* [Exercise details]
Strip the pictures and reproduce the rest of the listing exactly.

* [Provided data]
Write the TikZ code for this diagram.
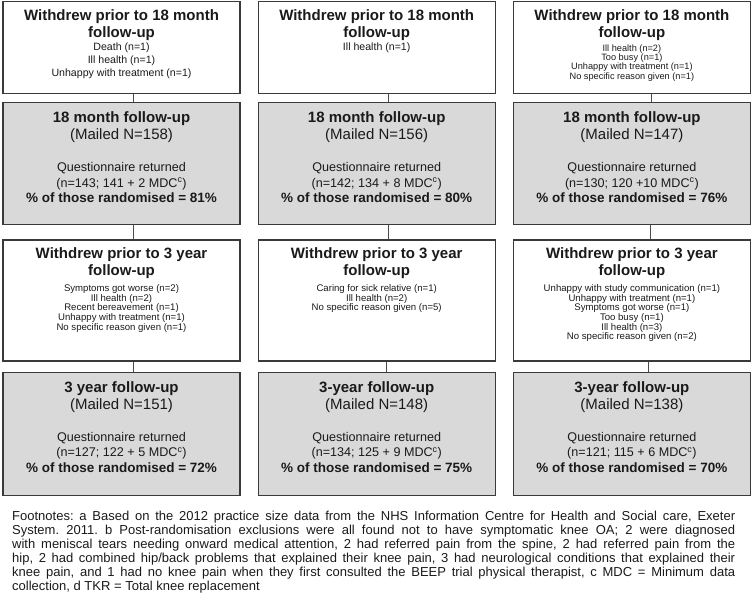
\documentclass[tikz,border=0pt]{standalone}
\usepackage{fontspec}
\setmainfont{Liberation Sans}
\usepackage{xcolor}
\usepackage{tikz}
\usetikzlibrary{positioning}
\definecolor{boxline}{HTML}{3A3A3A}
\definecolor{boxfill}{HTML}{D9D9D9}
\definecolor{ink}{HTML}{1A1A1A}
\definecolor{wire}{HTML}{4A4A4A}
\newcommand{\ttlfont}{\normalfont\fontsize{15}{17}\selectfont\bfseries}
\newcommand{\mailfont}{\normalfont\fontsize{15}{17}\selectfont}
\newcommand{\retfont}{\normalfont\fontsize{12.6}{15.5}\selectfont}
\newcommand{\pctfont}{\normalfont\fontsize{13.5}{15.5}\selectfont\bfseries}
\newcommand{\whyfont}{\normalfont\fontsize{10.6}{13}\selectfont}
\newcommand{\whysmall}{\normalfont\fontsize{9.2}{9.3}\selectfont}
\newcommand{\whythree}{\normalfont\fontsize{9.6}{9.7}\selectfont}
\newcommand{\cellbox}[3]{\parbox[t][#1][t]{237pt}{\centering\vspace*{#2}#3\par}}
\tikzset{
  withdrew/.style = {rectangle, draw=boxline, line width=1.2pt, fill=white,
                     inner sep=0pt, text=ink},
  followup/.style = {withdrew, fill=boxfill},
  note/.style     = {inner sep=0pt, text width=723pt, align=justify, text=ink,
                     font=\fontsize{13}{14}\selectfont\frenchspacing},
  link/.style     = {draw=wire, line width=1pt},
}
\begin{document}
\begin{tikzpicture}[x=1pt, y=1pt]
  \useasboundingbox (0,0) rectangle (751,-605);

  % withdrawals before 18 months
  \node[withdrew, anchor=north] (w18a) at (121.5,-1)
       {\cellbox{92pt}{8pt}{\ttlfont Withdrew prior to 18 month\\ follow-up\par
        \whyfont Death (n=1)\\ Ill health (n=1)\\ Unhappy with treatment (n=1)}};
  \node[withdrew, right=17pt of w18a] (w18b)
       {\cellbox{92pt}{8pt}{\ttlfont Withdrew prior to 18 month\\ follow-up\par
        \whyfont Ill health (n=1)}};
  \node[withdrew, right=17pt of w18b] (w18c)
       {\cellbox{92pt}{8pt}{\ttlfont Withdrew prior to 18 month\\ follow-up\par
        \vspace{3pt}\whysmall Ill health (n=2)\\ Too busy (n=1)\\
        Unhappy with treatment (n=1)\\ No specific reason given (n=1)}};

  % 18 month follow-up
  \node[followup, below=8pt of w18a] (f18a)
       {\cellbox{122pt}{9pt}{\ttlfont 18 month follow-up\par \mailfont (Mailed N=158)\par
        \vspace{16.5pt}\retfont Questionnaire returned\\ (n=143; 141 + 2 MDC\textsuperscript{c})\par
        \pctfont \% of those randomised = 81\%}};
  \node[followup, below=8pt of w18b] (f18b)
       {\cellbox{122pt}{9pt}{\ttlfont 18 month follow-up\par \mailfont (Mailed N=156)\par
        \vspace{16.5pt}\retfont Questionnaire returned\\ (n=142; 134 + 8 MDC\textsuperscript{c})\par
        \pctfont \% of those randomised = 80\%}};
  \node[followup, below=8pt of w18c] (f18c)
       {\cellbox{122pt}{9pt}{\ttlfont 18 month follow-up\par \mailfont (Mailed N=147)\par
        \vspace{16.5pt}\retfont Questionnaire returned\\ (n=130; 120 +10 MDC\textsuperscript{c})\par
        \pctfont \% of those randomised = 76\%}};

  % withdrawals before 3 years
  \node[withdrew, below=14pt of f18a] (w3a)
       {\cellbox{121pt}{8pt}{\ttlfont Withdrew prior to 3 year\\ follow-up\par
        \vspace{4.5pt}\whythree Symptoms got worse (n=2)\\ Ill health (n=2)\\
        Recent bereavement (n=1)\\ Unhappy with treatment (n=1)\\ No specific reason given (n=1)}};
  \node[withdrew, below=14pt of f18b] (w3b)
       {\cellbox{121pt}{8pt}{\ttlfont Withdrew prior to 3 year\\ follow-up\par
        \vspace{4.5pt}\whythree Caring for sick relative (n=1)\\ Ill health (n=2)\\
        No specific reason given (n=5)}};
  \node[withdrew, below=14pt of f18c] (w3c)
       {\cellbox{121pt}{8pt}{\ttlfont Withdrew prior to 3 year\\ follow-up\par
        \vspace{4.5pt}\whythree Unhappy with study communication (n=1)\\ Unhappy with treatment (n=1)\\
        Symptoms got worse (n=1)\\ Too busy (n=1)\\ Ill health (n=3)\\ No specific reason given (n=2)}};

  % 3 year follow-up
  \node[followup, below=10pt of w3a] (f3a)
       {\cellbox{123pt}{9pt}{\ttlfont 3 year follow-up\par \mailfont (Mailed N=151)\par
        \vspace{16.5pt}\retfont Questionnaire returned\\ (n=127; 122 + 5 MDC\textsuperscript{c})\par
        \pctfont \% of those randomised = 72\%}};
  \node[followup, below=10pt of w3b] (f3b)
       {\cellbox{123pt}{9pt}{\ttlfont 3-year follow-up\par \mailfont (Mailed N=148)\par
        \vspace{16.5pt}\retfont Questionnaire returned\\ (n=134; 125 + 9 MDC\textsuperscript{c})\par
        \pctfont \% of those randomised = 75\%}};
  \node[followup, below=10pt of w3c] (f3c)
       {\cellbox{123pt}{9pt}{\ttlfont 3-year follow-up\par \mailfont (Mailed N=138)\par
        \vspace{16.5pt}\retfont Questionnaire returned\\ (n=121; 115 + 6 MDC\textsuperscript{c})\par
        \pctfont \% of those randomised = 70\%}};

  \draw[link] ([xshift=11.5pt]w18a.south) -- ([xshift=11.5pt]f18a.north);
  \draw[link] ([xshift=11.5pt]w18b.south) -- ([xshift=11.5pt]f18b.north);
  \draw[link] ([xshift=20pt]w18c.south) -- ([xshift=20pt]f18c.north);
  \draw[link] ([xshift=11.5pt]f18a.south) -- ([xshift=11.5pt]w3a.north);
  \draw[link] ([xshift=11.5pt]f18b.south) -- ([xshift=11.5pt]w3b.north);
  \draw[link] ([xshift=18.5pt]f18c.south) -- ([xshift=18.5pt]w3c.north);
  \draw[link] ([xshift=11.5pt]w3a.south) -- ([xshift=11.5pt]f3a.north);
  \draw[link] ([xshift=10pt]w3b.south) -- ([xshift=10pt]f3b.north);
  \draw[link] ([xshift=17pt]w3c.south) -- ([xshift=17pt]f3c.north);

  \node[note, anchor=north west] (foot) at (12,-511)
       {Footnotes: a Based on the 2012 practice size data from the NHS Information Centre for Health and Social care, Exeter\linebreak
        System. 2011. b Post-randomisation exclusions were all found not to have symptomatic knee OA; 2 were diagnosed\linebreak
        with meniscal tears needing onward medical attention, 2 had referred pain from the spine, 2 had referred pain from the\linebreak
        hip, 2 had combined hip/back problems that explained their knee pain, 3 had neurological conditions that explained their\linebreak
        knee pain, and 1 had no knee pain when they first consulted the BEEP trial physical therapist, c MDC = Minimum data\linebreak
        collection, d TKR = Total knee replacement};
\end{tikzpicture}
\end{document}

* [Answer to this problem]
Write the TikZ code for this diagram.
\documentclass[tikz,border=0pt]{standalone}
\usepackage{fontspec}
\setmainfont{Liberation Sans}
\usepackage{xcolor}
\usepackage{tikz}
\usetikzlibrary{positioning}
\definecolor{boxline}{HTML}{3A3A3A}
\definecolor{boxfill}{HTML}{D9D9D9}
\definecolor{ink}{HTML}{1A1A1A}
\definecolor{wire}{HTML}{4A4A4A}
\newcommand{\ttlfont}{\normalfont\fontsize{15}{17}\selectfont\bfseries}
\newcommand{\mailfont}{\normalfont\fontsize{15}{17}\selectfont}
\newcommand{\retfont}{\normalfont\fontsize{12.6}{15.5}\selectfont}
\newcommand{\pctfont}{\normalfont\fontsize{13.5}{15.5}\selectfont\bfseries}
\newcommand{\whyfont}{\normalfont\fontsize{10.6}{13}\selectfont}
\newcommand{\whysmall}{\normalfont\fontsize{9.2}{9.3}\selectfont}
\newcommand{\whythree}{\normalfont\fontsize{9.6}{9.7}\selectfont}
\newcommand{\cellbox}[3]{\parbox[t][#1][t]{237pt}{\centering\vspace*{#2}#3\par}}
\tikzset{
  withdrew/.style = {rectangle, draw=boxline, line width=1.2pt, fill=white,
                     inner sep=0pt, text=ink},
  followup/.style = {withdrew, fill=boxfill},
  note/.style     = {inner sep=0pt, text width=723pt, align=justify, text=ink,
                     font=\fontsize{13}{14}\selectfont\frenchspacing},
  link/.style     = {draw=wire, line width=1pt},
}
\begin{document}
\begin{tikzpicture}[x=1pt, y=1pt]
  \useasboundingbox (0,0) rectangle (751,-605);

  % withdrawals before 18 months
  \node[withdrew, anchor=north] (w18a) at (121.5,-1)
       {\cellbox{92pt}{8pt}{\ttlfont Withdrew prior to 18 month\\ follow-up\par
        \whyfont Death (n=1)\\ Ill health (n=1)\\ Unhappy with treatment (n=1)}};
  \node[withdrew, right=17pt of w18a] (w18b)
       {\cellbox{92pt}{8pt}{\ttlfont Withdrew prior to 18 month\\ follow-up\par
        \whyfont Ill health (n=1)}};
  \node[withdrew, right=17pt of w18b] (w18c)
       {\cellbox{92pt}{8pt}{\ttlfont Withdrew prior to 18 month\\ follow-up\par
        \vspace{3pt}\whysmall Ill health (n=2)\\ Too busy (n=1)\\
        Unhappy with treatment (n=1)\\ No specific reason given (n=1)}};

  % 18 month follow-up
  \node[followup, below=8pt of w18a] (f18a)
       {\cellbox{122pt}{9pt}{\ttlfont 18 month follow-up\par \mailfont (Mailed N=158)\par
        \vspace{16.5pt}\retfont Questionnaire returned\\ (n=143; 141 + 2 MDC\textsuperscript{c})\par
        \pctfont \% of those randomised = 81\%}};
  \node[followup, below=8pt of w18b] (f18b)
       {\cellbox{122pt}{9pt}{\ttlfont 18 month follow-up\par \mailfont (Mailed N=156)\par
        \vspace{16.5pt}\retfont Questionnaire returned\\ (n=142; 134 + 8 MDC\textsuperscript{c})\par
        \pctfont \% of those randomised = 80\%}};
  \node[followup, below=8pt of w18c] (f18c)
       {\cellbox{122pt}{9pt}{\ttlfont 18 month follow-up\par \mailfont (Mailed N=147)\par
        \vspace{16.5pt}\retfont Questionnaire returned\\ (n=130; 120 +10 MDC\textsuperscript{c})\par
        \pctfont \% of those randomised = 76\%}};

  % withdrawals before 3 years
  \node[withdrew, below=14pt of f18a] (w3a)
       {\cellbox{121pt}{8pt}{\ttlfont Withdrew prior to 3 year\\ follow-up\par
        \vspace{4.5pt}\whythree Symptoms got worse (n=2)\\ Ill health (n=2)\\
        Recent bereavement (n=1)\\ Unhappy with treatment (n=1)\\ No specific reason given (n=1)}};
  \node[withdrew, below=14pt of f18b] (w3b)
       {\cellbox{121pt}{8pt}{\ttlfont Withdrew prior to 3 year\\ follow-up\par
        \vspace{4.5pt}\whythree Caring for sick relative (n=1)\\ Ill health (n=2)\\
        No specific reason given (n=5)}};
  \node[withdrew, below=14pt of f18c] (w3c)
       {\cellbox{121pt}{8pt}{\ttlfont Withdrew prior to 3 year\\ follow-up\par
        \vspace{4.5pt}\whythree Unhappy with study communication (n=1)\\ Unhappy with treatment (n=1)\\
        Symptoms got worse (n=1)\\ Too busy (n=1)\\ Ill health (n=3)\\ No specific reason given (n=2)}};

  % 3 year follow-up
  \node[followup, below=10pt of w3a] (f3a)
       {\cellbox{123pt}{9pt}{\ttlfont 3 year follow-up\par \mailfont (Mailed N=151)\par
        \vspace{16.5pt}\retfont Questionnaire returned\\ (n=127; 122 + 5 MDC\textsuperscript{c})\par
        \pctfont \% of those randomised = 72\%}};
  \node[followup, below=10pt of w3b] (f3b)
       {\cellbox{123pt}{9pt}{\ttlfont 3-year follow-up\par \mailfont (Mailed N=148)\par
        \vspace{16.5pt}\retfont Questionnaire returned\\ (n=134; 125 + 9 MDC\textsuperscript{c})\par
        \pctfont \% of those randomised = 75\%}};
  \node[followup, below=10pt of w3c] (f3c)
       {\cellbox{123pt}{9pt}{\ttlfont 3-year follow-up\par \mailfont (Mailed N=138)\par
        \vspace{16.5pt}\retfont Questionnaire returned\\ (n=121; 115 + 6 MDC\textsuperscript{c})\par
        \pctfont \% of those randomised = 70\%}};

  \draw[link] ([xshift=11.5pt]w18a.south) -- ([xshift=11.5pt]f18a.north);
  \draw[link] ([xshift=11.5pt]w18b.south) -- ([xshift=11.5pt]f18b.north);
  \draw[link] ([xshift=20pt]w18c.south) -- ([xshift=20pt]f18c.north);
  \draw[link] ([xshift=11.5pt]f18a.south) -- ([xshift=11.5pt]w3a.north);
  \draw[link] ([xshift=11.5pt]f18b.south) -- ([xshift=11.5pt]w3b.north);
  \draw[link] ([xshift=18.5pt]f18c.south) -- ([xshift=18.5pt]w3c.north);
  \draw[link] ([xshift=11.5pt]w3a.south) -- ([xshift=11.5pt]f3a.north);
  \draw[link] ([xshift=10pt]w3b.south) -- ([xshift=10pt]f3b.north);
  \draw[link] ([xshift=17pt]w3c.south) -- ([xshift=17pt]f3c.north);

  \node[note, anchor=north west] (foot) at (12,-511)
       {Footnotes: a Based on the 2012 practice size data from the NHS Information Centre for Health and Social care, Exeter\linebreak
        System. 2011. b Post-randomisation exclusions were all found not to have symptomatic knee OA; 2 were diagnosed\linebreak
        with meniscal tears needing onward medical attention, 2 had referred pain from the spine, 2 had referred pain from the\linebreak
        hip, 2 had combined hip/back problems that explained their knee pain, 3 had neurological conditions that explained their\linebreak
        knee pain, and 1 had no knee pain when they first consulted the BEEP trial physical therapist, c MDC = Minimum data\linebreak
        collection, d TKR = Total knee replacement};
\end{tikzpicture}
\end{document}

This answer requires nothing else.